→ **TASK DESCRIPTION**
Retype the lines beneath this one, from the first through the line containing "przypadków samobójstw wśród". Pictures are left out.
Start
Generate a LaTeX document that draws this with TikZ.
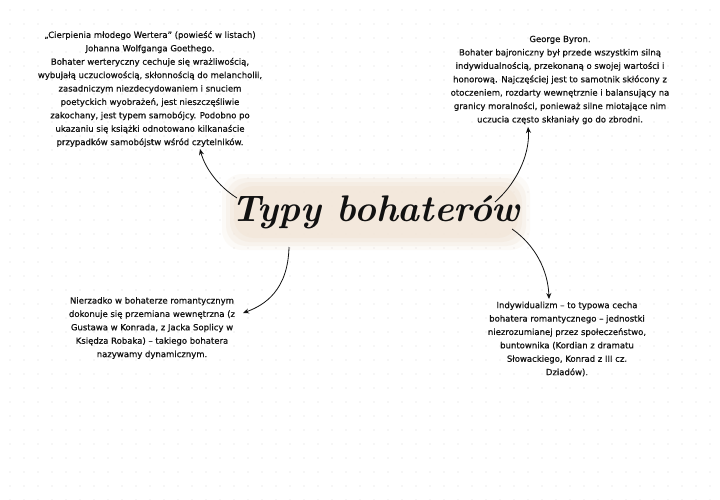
\documentclass[tikz,border=0pt]{standalone}
\usepackage{fontspec}
\newfontfamily\txtfont{DejaVu Sans}[FakeBold=0.6,Ligatures=TeX]
\usetikzlibrary{arrows.meta}
\definecolor{dotc}{HTML}{DCDCDC}
\definecolor{glow}{HTML}{F2E6D8}
\definecolor{ink}{HTML}{111111}
\tikzset{
  txt/.style={font=\txtfont\fontsize{8.5}{13.4}\selectfont, text=ink, align=center, inner sep=0pt},
  conn/.style={draw=ink, line width=0.8pt, -{Stealth[length=6pt,width=5pt]}},
}
\begin{document}
\begin{tikzpicture}[x=1pt,y=-1pt]
\useasboundingbox (0,0) rectangle (720,500);
\fill[white] (0,0) rectangle (720,500);
\foreach \i in {0,...,50}{\foreach \j in {0,...,35}{
  \fill[dotc] ({10+14*\i},{10+14*\j}) circle (0.6);
}}
% title glow
\foreach \o/\r in {0.2/18, 0.3/14, 0.4/10, 0.6/6}{
  \fill[glow, opacity=\o, rounded corners=20pt] ({240-\r},{192-\r}) rectangle ({512+\r},{232+\r});
}
\node[font=\bfseries\itshape\fontsize{37}{37}\selectfont, text=ink, inner sep=0pt] (title) at (376,212) {Typy bohaterów};

\node[txt] (t1) at (150,89) {„Cierpienia młodego Wertera" (powieść w listach)\\
Johanna Wolfganga Goethego.\\
Bohater werteryczny cechuje się wrażliwością,\\
wybujałą uczuciowością, skłonnością do melancholii,\\
zasadniczym niezdecydowaniem i snuciem\\
poetyckich wyobrażeń, jest nieszczęśliwie\\
zakochany, jest typem samobójcy. Podobno po\\
ukazaniu się książki odnotowano kilkanaście\\
przypadków samobójstw wśród czytelników.};

\node[txt] (t2) at (560,80) {George Byron.\\
Bohater bajroniczny był przede wszystkim silną\\
indywidualnością, przekonaną o swojej wartości i\\
honorową. Najczęściej jest to samotnik skłócony z\\
otoczeniem, rozdarty wewnętrznie i balansujący na\\
granicy moralności, ponieważ silne miotające nim\\
uczucia często skłaniały go do zbrodni.};

\node[txt] (t3) at (152,328) {Nierzadko w bohaterze romantycznym\\
dokonuje się przemiana wewnętrzna (z\\
Gustawa w Konrada, z Jacka Soplicy w\\
Księdza Robaka) – takiego bohatera\\
nazywamy dynamicznym.};

\node[txt] (t4) at (567,339) {Indywidualizm – to typowa cecha\\
bohatera romantycznego – jednostki\\
niezrozumianej przez społeczeństwo,\\
buntownika (Kordian z dramatu\\
Słowackiego, Konrad z III cz.\\
Dziadów).};

\coordinate (s1) at (237,198);
\coordinate (e1) at (200,149);
\coordinate (s2) at (495,202);
\coordinate (e2) at (528,127);
\coordinate (s3) at (289,247);
\coordinate (e3) at (243,313);
\coordinate (s4) at (512,229);
\coordinate (e4) at (549,299);
\draw[conn] (s1) .. controls (218,186) and (205,168) .. (e1);
\draw[conn] (s2) .. controls (520,180) and (530,150) .. (e2);
\draw[conn] (s3) .. controls (288,290) and (265,305) .. (e3);
\draw[conn] (s4) .. controls (535,245) and (548,270) .. (e4);
\end{tikzpicture}
\end{document}
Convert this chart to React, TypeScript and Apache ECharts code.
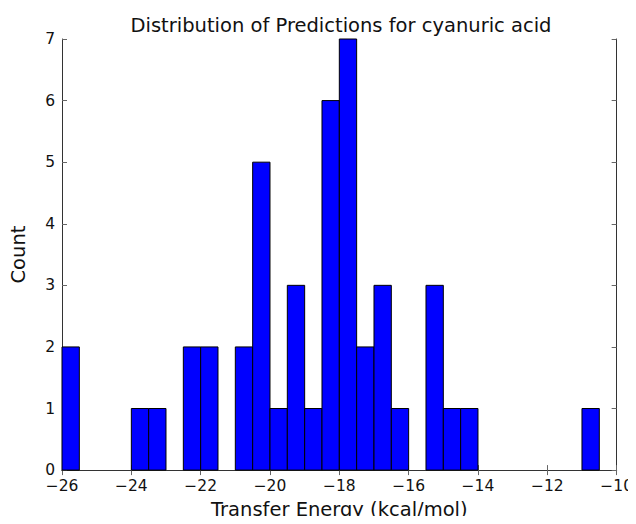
import React, { useEffect, useRef } from "react";
import * as echarts from "echarts";

const binStarts = [
  -26, -25.5, -25, -24.5, -24, -23.5, -23, -22.5, -22, -21.5, -21, -20.5, -20, -19.5, -19, -18.5,
  -18, -17.5, -17, -16.5, -16, -15.5, -15, -14.5, -14, -13.5, -13, -12.5, -12, -11.5, -11,
];
const counts = [
  2, 0, 0, 0, 1, 1, 0, 2, 2, 0, 2, 5, 1, 3, 1, 6,
  7, 2, 3, 1, 0, 3, 1, 1, 0, 0, 0, 0, 0, 0, 1,
];
const binWidth = 0.5;
const titleText = "Distribution of Predictions for cyanuric acid";
const xTitle = "Transfer Energy (kcal/mol)";
const yTitle = "Count";

export default function App() {
  const ref = useRef<HTMLDivElement>(null);
  useEffect(() => {
    if (!ref.current) return;
    const chart = echarts.init(ref.current, null, { renderer: "svg" });
    const font = "DejaVu Sans";
    const frameLine = { show: true, lineStyle: { color: "#333", width: 1 } };
    const tick = { show: true, inside: true, length: 5, lineStyle: { color: "#666" } };
    chart.setOption({
      animation: false,
      backgroundColor: "#fff",
      title: {
        text: titleText,
        left: 336,
        textAlign: "center",
        top: 10,
        textStyle: { fontFamily: font, fontSize: 19.5, fontWeight: "normal", color: "#111" },
      },
      grid: { left: 57, right: 18, top: 39, bottom: 51, containLabel: false },
      xAxis: [
        {
          type: "value",
          min: -26,
          max: -10,
          interval: 2,
          position: "bottom",
          name: xTitle,
          nameLocation: "middle",
          nameGap: 26,
          nameTextStyle: { fontFamily: font, fontSize: 19.5, color: "#111", lineHeight: 20 },
          axisLine: frameLine,
          axisTick: tick,
          splitLine: { show: false },
          axisLabel: {
            fontFamily: font,
            fontSize: 15.5,
            color: "#111",
            margin: 8,
            formatter: (v: number) => String(v).replace("-", "\u2212"),
          },
        },
        {
          type: "value",
          min: -26,
          max: -10,
          interval: 2,
          position: "top",
          axisLine: frameLine,
          axisTick: tick,
          splitLine: { show: false },
          axisLabel: { show: false },
        },
      ],
      yAxis: [
        {
          type: "value",
          min: 0,
          max: 7,
          interval: 1,
          position: "left",
          name: yTitle,
          nameLocation: "middle",
          nameGap: 34,
          nameRotate: 90,
          nameTextStyle: { fontFamily: font, fontSize: 19.5, color: "#111" },
          axisLine: frameLine,
          axisTick: tick,
          splitLine: { show: false },
          axisLabel: { fontFamily: font, fontSize: 15.5, color: "#111", margin: 7, lineHeight: 12 },
        },
        {
          type: "value",
          min: 0,
          max: 7,
          interval: 1,
          position: "right",
          axisLine: frameLine,
          axisTick: tick,
          splitLine: { show: false },
          axisLabel: { show: false },
        },
      ],
      series: [
        {
          type: "custom",
          xAxisIndex: 0,
          yAxisIndex: 0,
          data: binStarts.map((s, i) => [s, counts[i]]),
          renderItem: (params: any, api: any) => {
            const start = api.value(0);
            const c = api.value(1);
            if (!c) return null;
            const p0 = api.coord([start, c]);
            const p1 = api.coord([start + binWidth, 0]);
            return {
              type: "rect",
              shape: { x: p0[0], y: p0[1], width: p1[0] - p0[0], height: p1[1] - p0[1] },
              style: { fill: "#0000ff", stroke: "#000", lineWidth: 1 },
            };
          },
        },
      ],
    });
    return () => chart.dispose();
  }, []);
  return <div ref={ref} style={{ width: 636, height: 524, margin: -8 }} />;
}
End
→ **RESULT OF THIS EXERCISE**
Generate a LaTeX document that draws this with TikZ.
\documentclass[tikz,border=0pt]{standalone}
\usepackage{fontspec}
\newfontfamily\txtfont{DejaVu Sans}[FakeBold=0.6,Ligatures=TeX]
\usetikzlibrary{arrows.meta}
\definecolor{dotc}{HTML}{DCDCDC}
\definecolor{glow}{HTML}{F2E6D8}
\definecolor{ink}{HTML}{111111}
\tikzset{
  txt/.style={font=\txtfont\fontsize{8.5}{13.4}\selectfont, text=ink, align=center, inner sep=0pt},
  conn/.style={draw=ink, line width=0.8pt, -{Stealth[length=6pt,width=5pt]}},
}
\begin{document}
\begin{tikzpicture}[x=1pt,y=-1pt]
\useasboundingbox (0,0) rectangle (720,500);
\fill[white] (0,0) rectangle (720,500);
\foreach \i in {0,...,50}{\foreach \j in {0,...,35}{
  \fill[dotc] ({10+14*\i},{10+14*\j}) circle (0.6);
}}
% title glow
\foreach \o/\r in {0.2/18, 0.3/14, 0.4/10, 0.6/6}{
  \fill[glow, opacity=\o, rounded corners=20pt] ({240-\r},{192-\r}) rectangle ({512+\r},{232+\r});
}
\node[font=\bfseries\itshape\fontsize{37}{37}\selectfont, text=ink, inner sep=0pt] (title) at (376,212) {Typy bohaterów};

\node[txt] (t1) at (150,89) {„Cierpienia młodego Wertera" (powieść w listach)\\
Johanna Wolfganga Goethego.\\
Bohater werteryczny cechuje się wrażliwością,\\
wybujałą uczuciowością, skłonnością do melancholii,\\
zasadniczym niezdecydowaniem i snuciem\\
poetyckich wyobrażeń, jest nieszczęśliwie\\
zakochany, jest typem samobójcy. Podobno po\\
ukazaniu się książki odnotowano kilkanaście\\
przypadków samobójstw wśród czytelników.};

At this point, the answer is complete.